Rabalais: Huskies had no shot vs. these Tigers
The Honey Badger, Tyrann Mathieu, was watching from the stands. Chris Faulk, one of LSU’s best offensive linemen, was far away from Tiger Stadium, preparing to begin his long road back from a season-ending knee injury.
A season after hurdling challenges from Oregon and West Virginia on the road, the Washington Huskies set up to be LSU’s best nonconference challenge in 2012. The key pieces lost in the early going (we haven’t even mentioned linebacker Tahj Jones, out on academic appeal) looked to have the Tigers as vulnerable as could be against a rebuilding-but-dangerous Pac-12 program like Washington.
But, by George, Washington never stood a chance.

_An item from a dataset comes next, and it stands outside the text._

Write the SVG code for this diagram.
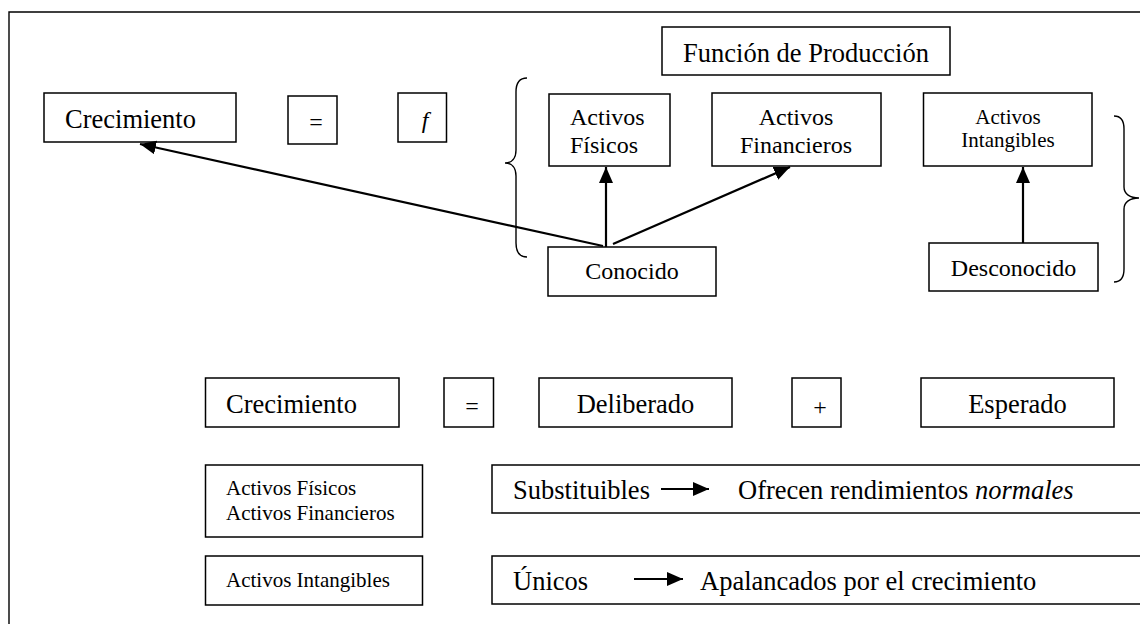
<svg xmlns="http://www.w3.org/2000/svg" width="1140" height="624" viewBox="0 0 1140 624">
<defs>
<marker id="ah" viewBox="0 0 16 14" refX="16" refY="7" markerWidth="16" markerHeight="14" markerUnits="userSpaceOnUse" orient="auto">
<path d="M0,0 L16,7 L0,14 z" fill="#000"/>
</marker>
<style>
.box{fill:#fff;stroke:#000;stroke-width:1.5}
.t{font-family:"Liberation Serif","Times New Roman",serif;fill:#000}
.big{font-size:26.5px}
.mid{font-size:24px}
.sm{font-size:21px}
.c{text-anchor:middle}
.conn{stroke:#000;stroke-width:2.2;fill:none}
.brace{stroke:#000;stroke-width:1.4;fill:none}
</style>
</defs>
<rect width="1140" height="624" fill="#fff"/>
<path d="M9,624 L9,12 L1140,12" fill="none" stroke="#000" stroke-width="1.4"/>

<g id="braces">
<path class="brace" d="M527,78 C519,78 516,83 516,92 L516,150 C516,158 512,163 505,163 C512,163 516,168 516,176 L516,243 C516,252 519,257 527,257"/>
<path class="brace" d="M1114,116 C1121,116 1124,121 1124,129 L1124,187 C1124,194 1130,198 1139,198 C1130,198 1124,202 1124,209 L1124,269 C1124,277 1121,282 1114,282"/>
</g>

<g id="n-crec1">
<rect class="box" x="44" y="93" width="192" height="49"/>
<text class="t big" x="65" y="128">Crecimiento</text>
</g>
<g id="n-eq1">
<rect class="box" x="288" y="96" width="49" height="48"/>
<text class="t mid c" x="316" y="130">=</text>
</g>
<g id="n-f">
<rect class="box" x="398" y="93" width="48.5" height="49"/>
<text class="t mid c" x="425" y="128" font-style="italic">f</text>
</g>
<g id="n-funcion">
<rect class="box" x="662" y="27" width="288" height="48"/>
<text class="t big c" x="806" y="62">Función de Producción</text>
</g>
<g id="n-fisicos">
<rect class="box" x="549" y="94" width="121" height="72"/>
<text class="t mid" x="570" y="125">Activos</text>
<text class="t mid" x="570" y="153">Físicos</text>
</g>
<g id="n-financieros">
<rect class="box" x="712" y="93" width="169" height="73"/>
<text class="t mid c" x="796" y="125">Activos</text>
<text class="t mid c" x="796" y="153">Financieros</text>
</g>
<g id="n-intangibles">
<rect class="box" x="923.5" y="93" width="168.5" height="73"/>
<text class="t sm c" x="1008" y="124">Activos</text>
<text class="t sm c" x="1008" y="147">Intangibles</text>
</g>
<g id="n-conocido">
<rect class="box" x="548" y="247" width="168" height="49"/>
<text class="t mid c" x="632" y="279">Conocido</text>
</g>
<g id="n-desconocido">
<rect class="box" x="929" y="243" width="169" height="48"/>
<text class="t mid c" x="1013.5" y="276">Desconocido</text>
</g>

<g id="n-crec2">
<rect class="box" x="205.5" y="378" width="193.5" height="49"/>
<text class="t big" x="226" y="413">Crecimiento</text>
</g>
<g id="n-eq2">
<rect class="box" x="444" y="378" width="49.5" height="49"/>
<text class="t mid c" x="472" y="414">=</text>
</g>
<g id="n-deliberado">
<rect class="box" x="539" y="378" width="193" height="49"/>
<text class="t big c" x="635.5" y="413">Deliberado</text>
</g>
<g id="n-plus">
<rect class="box" x="792" y="378" width="49" height="49"/>
<text class="t mid c" x="820" y="415">+</text>
</g>
<g id="n-esperado">
<rect class="box" x="921" y="378" width="193" height="49"/>
<text class="t big c" x="1017.5" y="413">Esperado</text>
</g>

<g id="n-fisfin">
<rect class="box" x="205.5" y="465" width="217" height="72"/>
<text class="t sm" x="226" y="495">Activos Físicos</text>
<text class="t sm" x="226" y="520">Activos Financieros</text>
</g>
<g id="n-intang2">
<rect class="box" x="205.5" y="556" width="217" height="49"/>
<text class="t sm" x="226" y="587">Activos Intangibles</text>
</g>
<g id="n-substituibles">
<rect class="box" x="492" y="465" width="660" height="48"/>
<text class="t big" x="513" y="499">Substituibles</text>
<text class="t big" x="738" y="499">Ofrecen rendimientos <tspan font-style="italic">normales</tspan></text>
</g>
<g id="n-unicos">
<rect class="box" x="492" y="556" width="660" height="48"/>
<text class="t big" x="513" y="590">Únicos</text>
<text class="t big" x="700" y="590">Apalancados por el crecimiento</text>
</g>

<g id="connectors">
<line class="conn" x1="603" y1="246" x2="140" y2="144" marker-end="url(#ah)"/>
<line class="conn" x1="606" y1="247" x2="606" y2="167" marker-end="url(#ah)"/>
<line class="conn" x1="613" y1="244" x2="790" y2="167" marker-end="url(#ah)"/>
<line class="conn" x1="1023" y1="243" x2="1023" y2="167" marker-end="url(#ah)"/>
<line class="conn" x1="661" y1="489" x2="709" y2="489" marker-end="url(#ah)"/>
<line class="conn" x1="634" y1="579" x2="683" y2="579" marker-end="url(#ah)"/>
</g>
</svg>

Instead, what has been true so many times against LSU’s nonconference opponents over the last decade was true again. The Tigers were utterly dominant Saturday night in a 41-3 throttling of the Huskies that proved last week’s sluggish 41-14 season-opening win over North Texas was a case of a very good team playing with very little focus.
The Honey Badger, as legend (or silly YouTube videos) has it, takes what it wants.
So did the Tigers in this one.
They ran at will again, for 242 yards on 52 carries.
They threw effectively for 195 yards, though Zach Mettenberger was victimized by four dropped passes that included one in the end zone.
They played suffocating defense, limiting the Huskies to zero net yards rushing through three quarters and just 183 total yards in all. They may have pitched a shutout had not Washington recovered an Odell Beckham Jr. fumble on the opening kickoff at the LSU 20, setting up the Huskies’ field goal.
Afterward, LSU coach Les Miles was hard pressed to contain his delight.
“We rushed when we had to and we threw when we wanted,” Miles said.
The same was even true in the punting department.
Watching Brad Wing kick is like watching fellow lefty Bubba Watson crush drives. Wing’s first tee shot rocketed 62 yards into the stiffest north wind to blow through Baton Rouge since Isaac and bounded out of bounds at the Washington 4. After the Huskies went three-and-out, Korey Durkee hit a wobbly 32-yarder from his 6. The Tigers needed just two plays to score, Alfred Blue slicing between Josh Dworazcyk (Faulk’s replacement) and La’El Collins 21 yards for the Tigers’ first touchdown.
Just like that, LSU was on its way to its BCS record-tying 39th straight regular-season nonconference win and school record-tying 19th straight home win.
“This is a very difficult place to play,” said Miles, who has given 29 of those nonconference foes a ride home in the trunk of his courtesy SUV.
Let’s call it now: LSU will also clobber Idaho next week. That puts LSU at 3-0 with a full head of steam going into its Southeastern Conference opener at wobbly 0-2 Auburn.
After a week of angst and injury, LSU couldn’t have asked to be in a better spot.